Un día el director de la academia donde estaba aprendiendo a conducir le dijo:

—Creo que ya está usted en condiciones de someterse a examen para obtener el carnet. Sólo le falta conocer algunos trucos del oficio, pero no están comprendidos en la tarifa. Por cinco pesetas más le daré un buen consejo.

Con los consejos del director — le llegó a dar hasta tres aunque sólo le cobró dos — y las lecciones recibidas de teórica y prácticas  nuestro protagonista creyó estar capacitado para lanzarse con su “segunda mano” por las calles y carreteras que encontrara a mano y compareció el día que le fijaron ante el experto examinador oficial que había de negarle o concederle el carnet de conductor.

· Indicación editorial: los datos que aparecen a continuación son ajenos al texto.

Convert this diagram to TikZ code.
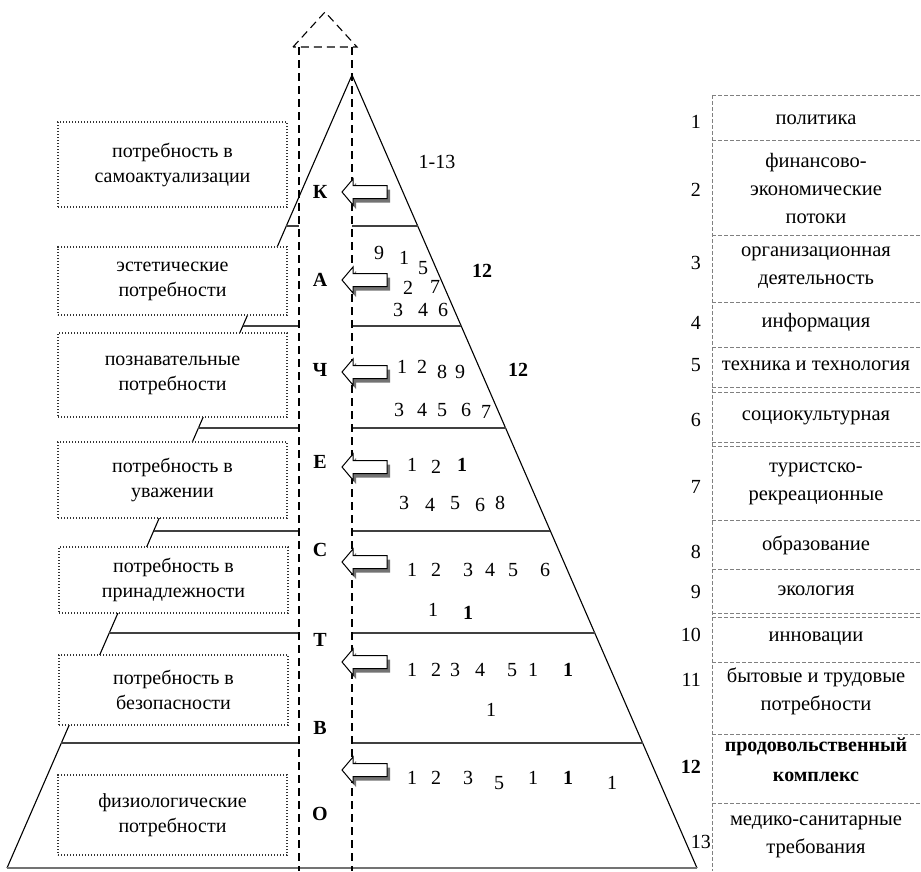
\documentclass[tikz,border=0pt]{standalone}
\usepackage{fontspec}
\setmainfont{Liberation Serif}
\begin{document}
\begin{tikzpicture}[x=1pt,y=-1pt,
  pyr/.style={line width=1.1pt, black},
  layer/.style={line width=1.8pt, black!75},
  vdash/.style={line width=1.1pt, dash pattern=on 8pt off 5pt},
  lbox/.style={draw=black!80, line width=1.4pt, dash pattern=on 1.4pt off 1.6pt, fill=white, minimum width=229pt, align=center, inner sep=0pt, font=\fontsize{20}{25}\selectfont},
  rline/.style={black!50, line width=0.8pt, dash pattern=on 4pt off 2pt},
  rtext/.style={align=center, inner sep=0pt, font=\fontsize{20.5}{28}\selectfont},
  num/.style={inner sep=0pt, font=\fontsize{20}{20}\selectfont},
  bnum/.style={inner sep=0pt, font=\fontsize{20}{20}\selectfont\bfseries},
  lett/.style={inner sep=0pt, font=\fontsize{20}{20}\selectfont\bfseries},
  larrow/.pic={
    \fill[black!55] (3,4) -- (14,-9) -- (14,-2.5) -- (48,-2.5) -- (48,10.5) -- (14,10.5) -- (14,17) -- cycle;
    \filldraw[fill=white, draw=black, line width=1pt] (0,0) -- (11,-13) -- (11,-6.5) -- (45,-6.5) -- (45,6.5) -- (11,6.5) -- (11,13) -- cycle;
  }
]
\useasboundingbox (0,0) rectangle (921,871);

% pyramid
\coordinate (apex) at (352,75);
\coordinate (bl) at (7,868);
\coordinate (br) at (697,868);
\draw[pyr] (bl) -- (apex) -- (br);
\draw[line width=1.2pt, black!55] (bl) -- (br);

% layer lines (right part)
\draw[layer] (352,226) -- (417.7,226);
\draw[layer] (352,326) -- (461.2,326);
\draw[layer] (352,428) -- (505.6,428);
\draw[layer] (352,531) -- (550.4,531);
\draw[layer] (352,633) -- (594.8,633);
\draw[layer] (352,743) -- (642.6,743);
% layer lines (left part)
\draw[layer] (286.3,226) -- (299,226);
\draw[layer] (242.8,326) -- (299,326);
\draw[layer] (198.4,428) -- (299,428);
\draw[layer] (153.6,531) -- (299,531);
\draw[layer] (109.2,633) -- (299,633);
\draw[layer] (61.4,743) -- (299,743);

% left boxes
\node[lbox, minimum height=85pt] (b1) at (172.5,164.5) {потребность в\\самоактуализации};
\node[lbox, minimum height=68pt] (b2) at (172.5,281) {эстетические\\потребности};
\node[lbox, minimum height=84pt] (b3) at (172.5,375) {познавательные\\потребности};
\node[lbox, minimum height=76pt] (b4) at (172.5,480) {потребность в\\уважении};
\node[lbox, minimum height=66pt] (b5) at (173.5,580) {потребность в\\принадлежности};
\node[lbox, minimum height=70pt] (b6) at (173.5,690) {потребность в\\безопасности};
\node[lbox, minimum height=80pt] (b7) at (172.5,815) {физиологические\\потребности};

% dashed column with arrow head
\draw[vdash] (293,47) -- (325,12) -- (357,47) -- cycle;
\draw[vdash] (299,47) -- (299,871);
\draw[vdash] (352,47) -- (352,871);

% letters
\node[lett] (lK) at (320,192) {К};
\node[lett] (lA) at (320,280) {А};
\node[lett] (lCh) at (320,370) {Ч};
\node[lett] (lE) at (320,462) {Е};
\node[lett] (lS) at (320,550) {С};
\node[lett] (lT) at (320,640) {Т};
\node[lett] (lV) at (320,728) {В};
\node[lett] (lO) at (320,814) {О};

% arrows
\path (342,192) pic {larrow};
\path (342,280) pic {larrow};
\path (342,372) pic {larrow};
\path (342,467) pic {larrow};
\path (342,562) pic {larrow};
\path (342,662) pic {larrow};
\path (342,770) pic {larrow};

% numbers: layer К
\node[num] (k1) at (437,162) {1-13};
% layer А
\node[num] (a1) at (379,253) {9};
\node[num] (a2) at (404,258) {1};
\node[num] (a3) at (423,268) {5};
\node[bnum] (a4) at (482,271) {12};
\node[num] (a5) at (408,288) {2};
\node[num] (a6) at (435,287) {7};
\node[num] (a7) at (398,310) {3};
\node[num] (a8) at (423,310) {4};
\node[num] (a9) at (443,310) {6};
% layer Ч
\node[num] (c1) at (402,367) {1};
\node[num] (c2) at (422,367) {2};
\node[num] (c3) at (442,372) {8};
\node[num] (c4) at (460,372) {9};
\node[bnum] (c5) at (518,370) {12};
\node[num] (c6) at (399,410) {3};
\node[num] (c7) at (422,410) {4};
\node[num] (c8) at (442,410) {5};
\node[num] (c9) at (466,410) {6};
\node[num] (c10) at (486,412) {7};
% layer Е
\node[num] (e1) at (412,465) {1};
\node[num] (e2) at (436,467) {2};
\node[bnum] (e3) at (462,465) {1};
\node[num] (e4) at (404,503) {3};
\node[num] (e5) at (430,505) {4};
\node[num] (e6) at (455,503) {5};
\node[num] (e7) at (480,505) {6};
\node[num] (e8) at (500,503) {8};
% layer С
\node[num] (s1) at (412,570) {1};
\node[num] (s2) at (436,570) {2};
\node[num] (s3) at (468,570) {3};
\node[num] (s4) at (490,570) {4};
\node[num] (s5) at (513,570) {5};
\node[num] (s6) at (545,570) {6};
\node[num] (s7) at (433,610) {1};
\node[bnum] (s8) at (468,613) {1};
% layer Т
\node[num] (t1) at (412,670) {1};
\node[num] (t2) at (436,670) {2};
\node[num] (t3) at (455,670) {3};
\node[num] (t4) at (480,670) {4};
\node[num] (t5) at (512,670) {5};
\node[num] (t6) at (533,670) {1};
\node[bnum] (t7) at (568,670) {1};
\node[num] (t8) at (491,710) {1};
% layer О
\node[num] (o1) at (412,778) {1};
\node[num] (o2) at (436,778) {2};
\node[num] (o3) at (468,778) {3};
\node[num] (o4) at (499,783) {5};
\node[num] (o5) at (533,778) {1};
\node[bnum] (o6) at (568,778) {1};
\node[num] (o7) at (612,783) {1};

% right list
\draw[rline] (712,95) -- (712,871);
\foreach \yy in {95,140,235,302,347,387,392,442,446,520,569,613,617,662,734,803}
  \draw[rline] (712,\yy) -- (921,\yy);

\node[rtext] (r1) at (816,120) {политика};
\node[rtext] (r2) at (816,188) {финансово-\\экономические\\потоки};
\node[rtext] (r3) at (816,268) {организационная\\деятельность};
\node[rtext] (r4) at (816,323) {информация};
\node[rtext] (r5) at (816,366) {техника и технология};
\node[rtext] (r6) at (816,418) {социокультурная};
\node[rtext] (r7) at (816,484) {туристско-\\рекреационные};
\node[rtext] (r8) at (816,545) {образование};
\node[rtext] (r9) at (816,591) {экология};
\node[rtext] (r10) at (816,639) {инновации};
\node[rtext] (r11) at (816,691) {бытовые и трудовые\\потребности};
\node[rtext, font=\fontsize{20}{30}\selectfont\bfseries] (r12) at (816,760) {продовольственный\\комплекс};
\node[rtext] (r13) at (816,837) {медико-санитарные\\требования};

\node[num, anchor=east] (m1) at (701,122) {1};
\node[num, anchor=east] (m2) at (701,190) {2};
\node[num, anchor=east] (m3) at (701,263) {3};
\node[num, anchor=east] (m4) at (701,323) {4};
\node[num, anchor=east] (m5) at (701,365) {5};
\node[num, anchor=east] (m6) at (701,420) {6};
\node[num, anchor=east] (m7) at (701,487) {7};
\node[num, anchor=east] (m8) at (701,552) {8};
\node[num, anchor=east] (m9) at (701,592) {9};
\node[num, anchor=east] (m10) at (701,635) {10};
\node[num, anchor=east] (m11) at (701,680) {11};
\node[bnum, anchor=east] (m12) at (701,767) {12};
\node[num, anchor=east] (m13) at (711,842) {13};
\end{tikzpicture}
\end{document}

A partir de aquí dejemos que nos cuente nuestro nervioso aspirante a conductor cómo le fue la prueba:

— Contesté, algunas preguntas, hice ciertas evoluciones, y un caballero joven y bien vestido —un poco infatuado, como casi todos los funcionarios públicos—, ocupó un puesto a mi lado para someterme a la prueba definitiva.
—En marcha.
Puse el coche en marcha.
—Vamos a ver cómo se las arregla entre el tránsito.
Recorrí brillantemente toda la Castellana y emboqué la carretera de Chamartín.
—Dé la vuelta.
Iba un tranvía y venía un camión.
—No tengo sitio —murmuré.
Y seguí corriendo. Quizá la imposibilidad de obedecer inmediatamente aquel mandato o la estirada gravedad de mi examinador, o ambos motivos, alteraron mis nervios, porque la verdad es que ya no pude encontrar sitio bastante para hacer dar la vuelta al coche. Continué tragando kilómetros.
— ¿Por qué no regresa? —indagó él.
—No... no... puedo —silabeé. Le oí suspirar. Corríamos ya por las afueras.
—Al menos —ordenó-—, pare usted. Pero ya había llegado al máximun del azoramiento. Apenas se me oyó decir:
—No... no... me acuerdo...
Era verdad, juro que era verdad. Si entre ustedes hay un hombre realmente nervioso, creerá mis palabras.
  ¿ Quiere usted decir que no sabe detener el coche? —preguntó mi acompañante con voz temblorosa.
—No..., palabra de honor...; no me acuerdo. Sé que es bueno pisar en un sitio, pero si piso en otro sitio correremos más.
—i Correr más no! ¡No pise nada!
—Lo mejor —rogué apresuradamente— será que se ponga usted en mi lugar. Renuncio al carnet. Me doy por vencido.
El joven caballero dio una palmada en sus muslos.
—¿Y qué diablos quiere que haga yo en su lugar? ¡Aviados estamos!
 En cuatro palabras me confesó que le habían conferido aquel cargo, en espera de otro mejor, porque su padre era un político que disponía de más de mil votos; pero que ni su padre ni él habían manejado jamás un coche.
El mío se despeñaba cuesta abajo por una pendiente pronunciada.
— No corra tanto!
—-No soy yo.
— Vamos a matarnos! ¿Por qué se me habrá ocurrido aceptar esta ganga? ¡ Maldita sea !... ¿ No puede hacer nada por?...
— No puedo! ¡Este artilugio está desbocado!... Ahí viene un árbol! ¡Atención!
— Soo! —gritó él contra el parabrisas, dirigiéndose al capot, con los ojos desorbitados y el cabello de punta.
— Soo! —grité yo con toda mi alma.
El árbol pasó de largo por la derecha.
—Allí aparecen un viejo y una niña —indiqué—. No creo que consiga pasar por el medio...; me parece que uno de ellos..., por lo menos uno... ¿Cuál me aconseja usted?
—i Qué horror!
—i Pronto! ¿Cuál de ellos?
Por fortuna, el auto paró antes de alcanzarlos... Se había agotado la gasolina. Mi acompañante se apeó con una prisa temblorosa y echó a correr, al través de los sembrados, hacia Madrid. El sombrero le 
cayó al saltar una cerca, y no se detuvo a recogerlo.



¿Cambiaria de profesión aquel probo funcionario examinador después de aquel examen?

Nuestro admirado y divertido escritor sentencia por medio del protagonista de su novela lo siguiente: Verse con un auto en las manos es un grave motivo de preocupación para cualquier hombre prudente. No puede formarse ni una idea aproximada de la responsabilidad que acepta, hasta que se encuentra uno en medio de la calle, con el artilugio trepidante, repentinamente dueño de la vida de los demás.

No me digan que este pronunciamiento hecho en 1932, hace nada menos que 84 años, ¿no podría ser válido en el actual mes de abril de este año bisiesto 2016?